Les répercussions économiques des sanctions pèsent lourdement sur l’Europe. Bien que l’inflation dans la zone euro ait ralenti pour atteindre 1,7 % en septembre 2024, les effets sur les économies nationales sont sévères. L’Allemagne, première économie européenne, s’oriente vers une récession avec une contraction prévue de 0,2 % du PIB en 2024. Les secteurs industriels allemands, en particulier, subissent des pertes conséquentes, tandis que la dépendance accrue aux importations de blé et d’énergie fragilise davantage les équilibres économiques du continent.

Sanctions pétrolières et contournements par des réseaux parallèles

Malgré le plafonnement du prix du baril à 60 dollars, la Russie parvient, à l’instar de l’Iran, à exporter son pétrole grâce aux 600 navires de sa “flotte fantôme” et à des méthodes de transbordement impliquant des pays tiers. Par exemple, le Kazakhstan joue un rôle crucial en réexportant du pétrole russe une fois celui-ci raffiné sous son propre pavillon. Ce pays prévoit d’accroître ses exportations de pétrole brut via l’oléoduc Bakou-Tbilissi-Ceyhan (BTC), qui pourraient passer de 1,5 à 20 millions de tonnes métriques par an d’ici 2025.

Émergence de nouveaux acteurs illégaux

Les sanctions ont favorisé l’apparition de nouveaux acteurs illégaux dans le commerce des hydrocarbures. Des organisations criminelles telles que “Coral Energy”, basées à Genève et Dubaï, ont été mises en cause pour des pratiques de contournement des sanctions. Par ailleurs, des groupes terroristes comme les Houthis au Yémen ou Al-Nosra profitent des perturbations du commerce maritime pour financer leurs activités illicites. Les nouveaux maîtres de Damas, Hayat Tahrir al-Sham (HTS), ajoutent un facteur d’instabilité supplémentaire sans craindre les sanctions européennes.

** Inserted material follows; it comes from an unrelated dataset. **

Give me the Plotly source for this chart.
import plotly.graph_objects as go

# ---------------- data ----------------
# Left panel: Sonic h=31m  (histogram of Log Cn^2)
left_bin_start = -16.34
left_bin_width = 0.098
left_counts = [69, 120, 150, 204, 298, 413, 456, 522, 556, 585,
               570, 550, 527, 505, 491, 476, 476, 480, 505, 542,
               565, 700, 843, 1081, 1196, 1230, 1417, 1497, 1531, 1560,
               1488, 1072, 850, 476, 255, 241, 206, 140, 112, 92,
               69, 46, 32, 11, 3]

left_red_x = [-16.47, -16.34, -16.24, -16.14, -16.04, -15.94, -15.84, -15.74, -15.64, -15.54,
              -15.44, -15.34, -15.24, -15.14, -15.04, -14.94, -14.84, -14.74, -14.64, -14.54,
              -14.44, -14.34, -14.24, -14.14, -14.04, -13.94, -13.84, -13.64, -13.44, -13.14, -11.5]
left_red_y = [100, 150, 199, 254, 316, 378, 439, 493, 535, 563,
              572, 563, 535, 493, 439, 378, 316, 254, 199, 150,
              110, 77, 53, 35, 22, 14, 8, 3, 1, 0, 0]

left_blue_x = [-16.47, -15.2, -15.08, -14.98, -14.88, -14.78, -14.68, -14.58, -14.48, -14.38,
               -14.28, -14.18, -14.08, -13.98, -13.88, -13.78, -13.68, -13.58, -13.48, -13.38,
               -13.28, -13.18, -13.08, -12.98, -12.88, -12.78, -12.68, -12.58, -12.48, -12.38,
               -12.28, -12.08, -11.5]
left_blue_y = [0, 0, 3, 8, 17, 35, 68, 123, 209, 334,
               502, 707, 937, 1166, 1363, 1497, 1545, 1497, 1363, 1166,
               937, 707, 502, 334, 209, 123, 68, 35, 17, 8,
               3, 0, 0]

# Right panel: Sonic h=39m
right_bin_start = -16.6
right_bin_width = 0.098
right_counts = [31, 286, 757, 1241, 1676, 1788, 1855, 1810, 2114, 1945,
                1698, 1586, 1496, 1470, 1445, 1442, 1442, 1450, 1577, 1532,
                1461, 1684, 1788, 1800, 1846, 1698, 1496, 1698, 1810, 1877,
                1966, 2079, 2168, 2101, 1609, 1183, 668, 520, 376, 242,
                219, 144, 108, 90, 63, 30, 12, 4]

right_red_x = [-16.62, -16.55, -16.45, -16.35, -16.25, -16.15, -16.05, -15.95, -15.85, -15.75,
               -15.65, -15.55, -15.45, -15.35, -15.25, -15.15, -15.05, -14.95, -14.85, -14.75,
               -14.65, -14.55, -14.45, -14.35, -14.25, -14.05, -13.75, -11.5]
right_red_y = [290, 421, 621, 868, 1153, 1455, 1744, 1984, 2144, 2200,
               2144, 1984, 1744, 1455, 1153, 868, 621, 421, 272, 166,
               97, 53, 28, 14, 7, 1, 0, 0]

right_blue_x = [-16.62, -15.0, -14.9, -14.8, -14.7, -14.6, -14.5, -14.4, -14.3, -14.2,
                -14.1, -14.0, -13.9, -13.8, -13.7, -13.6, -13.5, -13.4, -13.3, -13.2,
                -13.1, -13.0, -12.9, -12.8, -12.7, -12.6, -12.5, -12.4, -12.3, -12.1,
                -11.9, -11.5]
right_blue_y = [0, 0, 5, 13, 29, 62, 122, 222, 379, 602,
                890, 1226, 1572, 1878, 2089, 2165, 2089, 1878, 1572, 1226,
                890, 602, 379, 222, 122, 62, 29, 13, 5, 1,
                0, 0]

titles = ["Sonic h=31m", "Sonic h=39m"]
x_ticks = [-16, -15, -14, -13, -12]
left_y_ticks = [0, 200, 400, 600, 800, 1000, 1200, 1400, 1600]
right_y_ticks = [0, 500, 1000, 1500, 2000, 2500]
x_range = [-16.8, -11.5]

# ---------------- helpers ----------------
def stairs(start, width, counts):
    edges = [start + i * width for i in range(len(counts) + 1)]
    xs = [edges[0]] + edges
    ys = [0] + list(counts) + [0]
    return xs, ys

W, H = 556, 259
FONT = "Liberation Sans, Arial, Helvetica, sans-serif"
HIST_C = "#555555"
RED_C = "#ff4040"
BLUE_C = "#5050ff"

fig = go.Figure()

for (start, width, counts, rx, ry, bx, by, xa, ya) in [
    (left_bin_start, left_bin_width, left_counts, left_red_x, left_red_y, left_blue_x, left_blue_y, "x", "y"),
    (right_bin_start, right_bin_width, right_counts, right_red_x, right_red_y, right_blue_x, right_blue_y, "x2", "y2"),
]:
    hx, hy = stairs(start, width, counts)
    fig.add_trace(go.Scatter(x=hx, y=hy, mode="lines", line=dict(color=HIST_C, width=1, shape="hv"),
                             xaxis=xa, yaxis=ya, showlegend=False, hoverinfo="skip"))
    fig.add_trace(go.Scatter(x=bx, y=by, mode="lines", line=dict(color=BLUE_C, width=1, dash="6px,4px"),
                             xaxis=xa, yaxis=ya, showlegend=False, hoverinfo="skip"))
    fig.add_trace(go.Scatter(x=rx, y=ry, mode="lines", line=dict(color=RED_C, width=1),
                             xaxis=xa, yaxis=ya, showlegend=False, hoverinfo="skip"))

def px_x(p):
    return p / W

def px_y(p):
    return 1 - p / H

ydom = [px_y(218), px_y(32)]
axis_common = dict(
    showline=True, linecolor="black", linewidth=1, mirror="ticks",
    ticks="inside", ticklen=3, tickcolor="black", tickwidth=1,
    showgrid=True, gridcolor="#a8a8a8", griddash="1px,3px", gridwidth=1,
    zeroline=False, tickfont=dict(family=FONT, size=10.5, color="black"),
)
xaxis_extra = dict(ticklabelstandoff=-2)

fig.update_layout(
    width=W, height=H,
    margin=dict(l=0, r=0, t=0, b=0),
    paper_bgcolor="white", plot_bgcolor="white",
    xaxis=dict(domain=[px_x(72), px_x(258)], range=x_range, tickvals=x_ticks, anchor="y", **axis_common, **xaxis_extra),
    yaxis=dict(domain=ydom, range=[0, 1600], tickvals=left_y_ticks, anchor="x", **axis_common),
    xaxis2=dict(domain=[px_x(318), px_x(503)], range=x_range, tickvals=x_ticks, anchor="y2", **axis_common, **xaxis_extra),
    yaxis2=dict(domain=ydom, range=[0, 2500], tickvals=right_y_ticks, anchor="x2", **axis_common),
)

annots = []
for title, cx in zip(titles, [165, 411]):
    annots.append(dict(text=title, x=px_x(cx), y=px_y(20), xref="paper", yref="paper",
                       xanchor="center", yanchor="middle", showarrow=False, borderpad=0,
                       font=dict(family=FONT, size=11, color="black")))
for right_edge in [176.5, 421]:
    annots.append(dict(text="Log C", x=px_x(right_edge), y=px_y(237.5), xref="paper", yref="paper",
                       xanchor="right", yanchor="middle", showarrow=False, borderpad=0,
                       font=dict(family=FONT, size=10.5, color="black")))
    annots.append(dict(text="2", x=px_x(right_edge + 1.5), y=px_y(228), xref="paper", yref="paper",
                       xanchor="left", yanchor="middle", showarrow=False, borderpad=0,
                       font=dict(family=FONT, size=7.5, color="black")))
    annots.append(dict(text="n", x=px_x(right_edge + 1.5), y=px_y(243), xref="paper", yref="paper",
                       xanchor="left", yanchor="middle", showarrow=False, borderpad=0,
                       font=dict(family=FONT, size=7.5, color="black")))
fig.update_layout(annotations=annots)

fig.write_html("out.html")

Face à ces menaces, le G7 réaffirme sa détermination à contrer les violations du plafonnement des prix du pétrole et à lutter contre l’utilisation des flottes fantômes par la Russie.

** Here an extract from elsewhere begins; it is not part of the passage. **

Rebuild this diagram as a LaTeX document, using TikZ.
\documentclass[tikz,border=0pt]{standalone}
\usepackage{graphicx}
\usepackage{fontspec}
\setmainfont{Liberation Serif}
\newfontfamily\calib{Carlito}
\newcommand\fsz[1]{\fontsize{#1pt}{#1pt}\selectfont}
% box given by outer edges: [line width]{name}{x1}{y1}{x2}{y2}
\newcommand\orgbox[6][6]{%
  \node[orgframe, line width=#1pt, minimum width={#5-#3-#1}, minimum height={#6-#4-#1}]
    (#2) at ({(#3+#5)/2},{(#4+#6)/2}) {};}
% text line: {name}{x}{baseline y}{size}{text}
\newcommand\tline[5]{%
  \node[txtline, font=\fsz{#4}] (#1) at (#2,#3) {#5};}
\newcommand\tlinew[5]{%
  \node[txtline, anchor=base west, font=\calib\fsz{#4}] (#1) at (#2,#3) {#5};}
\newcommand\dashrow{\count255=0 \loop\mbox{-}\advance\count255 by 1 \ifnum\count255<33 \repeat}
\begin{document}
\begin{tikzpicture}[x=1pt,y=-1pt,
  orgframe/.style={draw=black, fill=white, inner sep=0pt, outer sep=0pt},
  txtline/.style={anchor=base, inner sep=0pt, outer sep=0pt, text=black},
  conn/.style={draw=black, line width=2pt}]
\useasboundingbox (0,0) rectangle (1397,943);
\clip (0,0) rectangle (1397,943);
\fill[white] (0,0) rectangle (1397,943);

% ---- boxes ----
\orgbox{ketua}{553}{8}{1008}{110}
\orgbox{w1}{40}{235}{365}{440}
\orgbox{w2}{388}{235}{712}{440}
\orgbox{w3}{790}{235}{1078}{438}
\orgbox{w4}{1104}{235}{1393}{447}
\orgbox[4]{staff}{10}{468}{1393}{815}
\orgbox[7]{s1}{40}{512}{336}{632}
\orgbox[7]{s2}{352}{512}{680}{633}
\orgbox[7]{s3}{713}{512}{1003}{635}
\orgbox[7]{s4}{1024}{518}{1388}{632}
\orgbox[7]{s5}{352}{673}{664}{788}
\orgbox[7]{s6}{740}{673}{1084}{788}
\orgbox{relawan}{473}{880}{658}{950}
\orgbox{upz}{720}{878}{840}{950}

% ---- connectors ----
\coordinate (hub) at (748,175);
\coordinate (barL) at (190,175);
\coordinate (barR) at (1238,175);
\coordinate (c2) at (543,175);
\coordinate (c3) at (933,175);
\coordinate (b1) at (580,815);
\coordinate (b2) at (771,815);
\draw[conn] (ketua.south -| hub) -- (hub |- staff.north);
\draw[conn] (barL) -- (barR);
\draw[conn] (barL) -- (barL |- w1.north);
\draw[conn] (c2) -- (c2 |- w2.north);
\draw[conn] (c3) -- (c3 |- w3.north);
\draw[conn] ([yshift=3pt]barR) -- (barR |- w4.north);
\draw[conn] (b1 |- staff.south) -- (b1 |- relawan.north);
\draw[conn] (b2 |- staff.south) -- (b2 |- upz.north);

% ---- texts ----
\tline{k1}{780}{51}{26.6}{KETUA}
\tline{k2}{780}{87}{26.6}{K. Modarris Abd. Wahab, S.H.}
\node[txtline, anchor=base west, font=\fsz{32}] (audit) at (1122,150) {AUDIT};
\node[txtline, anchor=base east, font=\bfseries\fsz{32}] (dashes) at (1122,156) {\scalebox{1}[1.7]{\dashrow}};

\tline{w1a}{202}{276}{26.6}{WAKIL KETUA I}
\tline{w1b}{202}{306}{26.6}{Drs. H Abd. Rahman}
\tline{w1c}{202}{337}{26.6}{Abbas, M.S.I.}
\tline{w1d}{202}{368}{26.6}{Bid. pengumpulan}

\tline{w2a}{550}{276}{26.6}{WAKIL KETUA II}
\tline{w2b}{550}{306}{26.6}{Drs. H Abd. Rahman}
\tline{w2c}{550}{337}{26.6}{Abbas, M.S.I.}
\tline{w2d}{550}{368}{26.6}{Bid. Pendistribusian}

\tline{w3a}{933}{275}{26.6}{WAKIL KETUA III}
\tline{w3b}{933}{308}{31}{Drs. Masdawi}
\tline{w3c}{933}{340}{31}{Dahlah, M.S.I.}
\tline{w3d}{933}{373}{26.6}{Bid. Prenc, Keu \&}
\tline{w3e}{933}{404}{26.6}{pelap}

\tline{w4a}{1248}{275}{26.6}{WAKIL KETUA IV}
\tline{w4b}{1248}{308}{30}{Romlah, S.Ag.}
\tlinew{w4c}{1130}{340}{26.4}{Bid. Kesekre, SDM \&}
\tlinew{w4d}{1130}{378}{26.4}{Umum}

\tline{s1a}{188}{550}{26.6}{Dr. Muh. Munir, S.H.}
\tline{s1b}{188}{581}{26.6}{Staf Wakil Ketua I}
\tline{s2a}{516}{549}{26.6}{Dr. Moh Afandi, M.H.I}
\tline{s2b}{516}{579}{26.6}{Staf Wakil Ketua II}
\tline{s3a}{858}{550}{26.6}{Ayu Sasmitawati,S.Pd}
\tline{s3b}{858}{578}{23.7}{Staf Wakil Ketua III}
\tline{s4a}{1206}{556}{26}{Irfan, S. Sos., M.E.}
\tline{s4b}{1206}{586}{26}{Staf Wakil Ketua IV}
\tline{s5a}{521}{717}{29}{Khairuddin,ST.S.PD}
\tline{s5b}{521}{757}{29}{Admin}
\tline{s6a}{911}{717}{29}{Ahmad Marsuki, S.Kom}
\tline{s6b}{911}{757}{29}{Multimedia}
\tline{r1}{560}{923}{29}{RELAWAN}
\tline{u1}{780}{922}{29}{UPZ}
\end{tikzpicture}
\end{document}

Un impact disproportionné sur les entreprises européennes

Les entreprises européennes du secteur des hydrocarbures, soumises à des réglementations strictes, subissent de plein fouet les effets des sanctions. Dès fin 2022, l’Union européenne avait réduit de 90 % ses approvisionnements en pétrole russe par rapport à la moyenne mensuelle des trois années précédentes, bouleversant profondément les dynamiques du marché énergétique.

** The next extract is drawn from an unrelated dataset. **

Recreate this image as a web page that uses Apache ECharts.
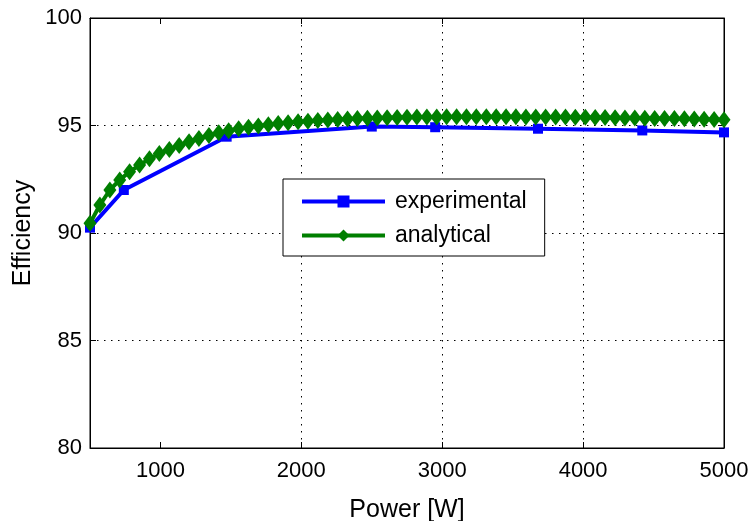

Par ailleurs, des erreurs dans les rapports, telles que celles de la Lloyd’s, mettent en péril le principe fondamental d’égalité devant la loi (article 20 de la Charte des droits fondamentaux). Un exemple flagrant est l’attribution erronée des navires LIVNA à un homme d’affaires genevois, alors qu’il les avait vendus dès 2018. Ces inexactitudes menacent d’imposer des sanctions injustifiées à des individus innocents et leurs familles.

Le quinzième train de sanctions : un ultime baroud d’honneur avant le glas de Kiev ?

À l’approche de ce quinzième train de sanctions, il est impératif de s’interroger sur leur efficacité réelle. Ces mesures, loin d’affaiblir durablement la machine de guerre russe, semblent avoir des conséquences imprévues et souvent périlleuses : elles enrichissent les États-Unis tout en appauvrissant l’Europe, elles alimentent les réseaux mafieux et terroristes, et elles pénalisent injustement des acteurs légitimes du commerce international sur la base d’erreurs matérielles.

Dans ce contexte, il devient crucial de réévaluer la stratégie des sanctions. L’Union européenne doit envisager des approches alternatives qui soient plus aptes à atteindre les objectifs politiques visés, tout en réduisant les dommages collatéraux pour l’économie européenne et les acteurs honnêtes du commerce mondial.